A lack of meeting space was the inspiration for some tech people to head outside for meetings.

“We originally started doing walking meetings because our growing company lacks enough conference rooms. But being able to go for a walk on a nice San Francisco day is hard to beat,” says Robert Armstrong, CEO of mobile design and development firm Appstem in San Francisco.

“The major downside is the ability to take notes,” Armstrong says. “We usually end up making notes on our mobile devices and sending follow up items when we get back in the office. You’re unable to reference any documents or anything on a computer, but that doesn’t cause too many issues. Overall it’s a great way to get out of the office, get some privacy, and some exercise while still being productive.”

Evan Huston also was motivated by a lack of conference room space.

"Being downtown, with limited real estate, it's difficult to find available conference rooms. Many of our one-on-ones are walking meetings around the downtown area,” says Huston, director of engineering at Austin-based SpareFoot, an online marketplace for storage space. “It's nice to get out of the work environment and tends to open people up a bit.”

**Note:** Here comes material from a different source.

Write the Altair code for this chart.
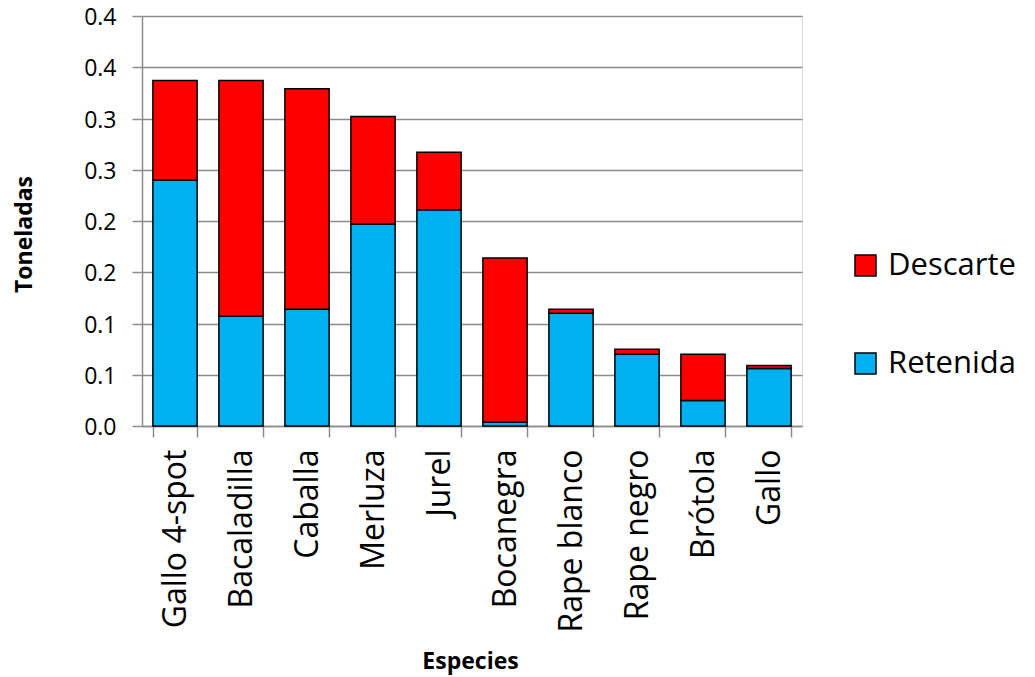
import altair as alt
import pandas as pd

especies = ["Gallo 4-spot", "Bacaladilla", "Caballa", "Merluza", "Jurel",
            "Bocanegra", "Rape blanco", "Rape negro", "Brótola", "Gallo"]
retenida = [0.240, 0.107, 0.114, 0.197, 0.211, 0.004, 0.110, 0.070, 0.025, 0.056]
descarte = [0.097, 0.230, 0.215, 0.105, 0.056, 0.160, 0.004, 0.005, 0.045, 0.003]
series = ["Descarte", "Retenida"]
colores = ["#FF0000", "#00B0F0"]
y_ticks = [0, 0.05, 0.1, 0.15, 0.2, 0.25, 0.3, 0.35, 0.4]

rows = []
for e, r, d in zip(especies, retenida, descarte):
    rows.append({"Especie": e, "Tipo": "Retenida", "Toneladas": r, "orden": 0})
    rows.append({"Especie": e, "Tipo": "Descarte", "Toneladas": d, "orden": 1})
df = pd.DataFrame(rows)

FONT = "Open Sans"
GRID = "#8c8c8c"

chart = alt.Chart(df).mark_bar(stroke="black", strokeWidth=1.5).encode(
    x=alt.X("Especie:N", sort=especies,
            scale=alt.Scale(paddingInner=0.33, paddingOuter=0.165),
            axis=alt.Axis(title="Especies", labelAngle=-90, labelAlign="right",
                          labelBaseline="middle", labelFontSize=32, labelFont=FONT,
                          labelColor="black", labelPadding=12, labelLimit=400,
                          tickBand="extent", tickSize=11, tickColor=GRID, tickWidth=1.5,
                          domainColor=GRID, domainWidth=1.5,
                          titleFont=FONT, titleFontSize=23, titleFontWeight="bold",
                          titleColor="black", titleX=328, titleY=242,
                          titleAlign="center", titleBaseline="alphabetic")),
    y=alt.Y("Toneladas:Q", stack="zero",
            scale=alt.Scale(domain=[0, 0.4], nice=False),
            axis=alt.Axis(title="Toneladas", values=y_ticks,
                          labelExpr="format(datum.value + 0.0001, '.1f')",
                          labelFontSize=23, labelFont=FONT, labelColor="black",
                          labelPadding=16, labelOffset=1.5,
                          tickSize=10, tickColor=GRID, tickWidth=1.5,
                          domainColor=GRID, domainWidth=1.5,
                          grid=True, gridColor=GRID, gridWidth=1.5,
                          titleFont=FONT, titleFontSize=23, titleFontWeight="bold",
                          titleColor="black", titleAngle=-90, titleX=-118, titleY=218,
                          titleAlign="center", titleBaseline="middle")),
    color=alt.Color("Tipo:N", scale=alt.Scale(domain=series, range=colores),
                    legend=alt.Legend(title=None, orient="none", legendX=708, legendY=234,
                                      symbolType="square", symbolSize=441,
                                      symbolStrokeColor="black", symbolStrokeWidth=1.5,
                                      labelFontSize=31, labelFont=FONT, labelColor="black",
                                      labelOffset=7, rowPadding=66, padding=0)),
    order=alt.Order("orden:Q"),
).properties(
    width=660, height=410,
    autosize=alt.AutoSizeParams(type="none"),
    padding={"left": 134, "top": 8, "right": 225, "bottom": 251},
).configure_view(stroke=None).configure(background="white")

chart.save("out.html", embed_options={"renderer": "svg", "actions": False})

Advocates of walking meetings suggest a few fundamental guidelines to avoid wasting time.

For starters, set an agenda before the walk. Carve out time to decide upon 1-3 discussion items, says Lior Koriat, CEO of cloud automation and orchestration company Quali in Santa Clara, Calif. “It’s a better time to talk strategy than tactics.”

Notify invitees in advance: No one wants to be surprised by a walking meeting when they’re expecting a seated meeting with the usual tech amenities.

Don’t over-invite participants; there’s a limit to how many people can comfortably participate in a walking meeting. “It’s challenging to meet with more than four people because of the simple logistics of how many people fit on a sidewalk and can be within earshot of one another,” Aktary says.

But before any of that – make sure the meeting is really necessary. Most aren’t, says Wes Higbee, president of consulting firm Full City Tech Co.

“Most meetings would be best canceled, and then if people are worried about their health they can take a walk on their own,” Higbee says. “Think about how many meetings don't have a material impact on your work. Those are the ones that can be cut, and then there's no need to multitask pointless busy work with fitness.”